Because we believe that there will be slow growth domestically, we are looking for other sources of growth for those clients with a higher risk tolerance and longer time horizon. Since Europe and Japan have started to use the same bond buying economic recovery model as the US, we are optimistic that their recoveries will mimic our own. Therefore, we see large dividend paying companies recovering the fastest as they did in the US.
Oil is another market catalyst that we are watching. However, we do not buy the sensationalism that is being voiced by all the major business media outlets. If you look over time, it is clear that oil is very cyclical, and every 7-10 years has often experienced a major drop. We see this current price drop as another dip in the cycle and look for oil to steadily increase over the next several years.

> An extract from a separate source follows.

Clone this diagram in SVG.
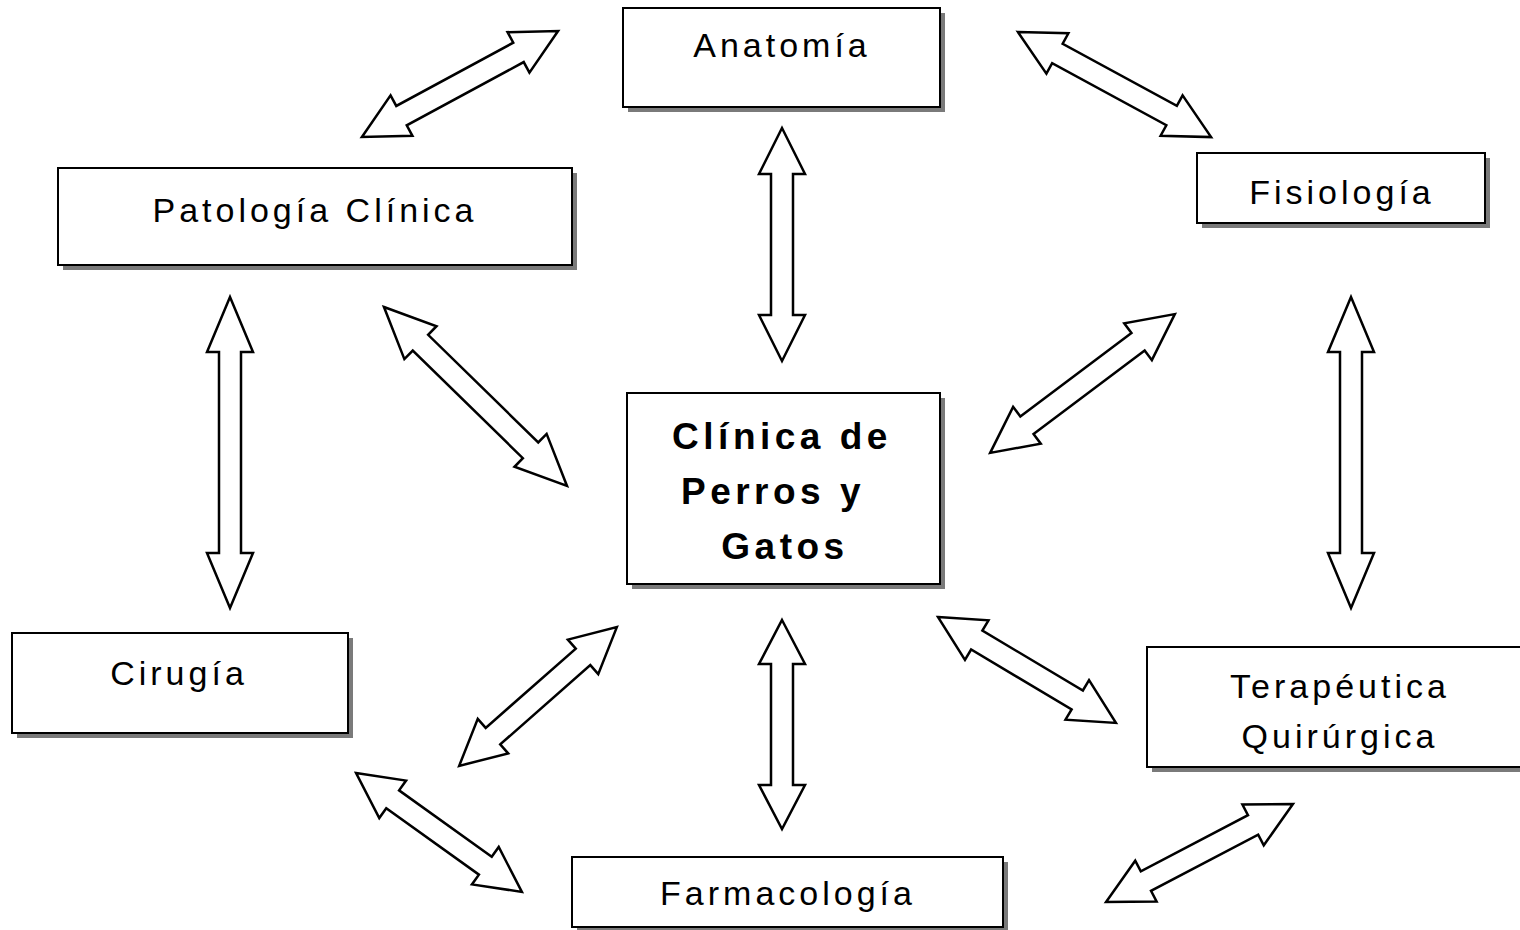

Lastly, politics will still influence the markets, but luckily the election is still too far away for it to impact them currently. The Federal Reserve is the much more interesting governing body to watch because currently the ball is in their court with regards to interest rates. Everyone knows that they are likely to raise rates, and most assume it will be this year, so investors are holding their collective breath. However, because it is so widely known, it is possible that a lot of the market impact of rising rates has already been built in to pricing and will not have as large of a detrimental impact as many think. Also, because of our firm’s position on bonds and the strategies we have employed, we do not see rising rates as a significant risk to our clients’ bond positions and think it will provide more bond buying opportunities in the long run.
The opinions voiced in this material are for general information only and are not intended to provide specific advice or recommendations for any individual. All performance referenced is historical and is no guarantee of future results.
Stock investing involves risk including potential loss of principal. The payment of dividends is not guaranteed. Companies may reduce or eliminate the payment of dividends at any given time.
The market value of corporate bonds will fluctuate, and if the bond is sold prior to maturity, the investor's yield may differ from the advertised yield. The economic forecasts set forth in the presentation may not develop as predicted and there can be no guarantee that strategies promoted will be successful.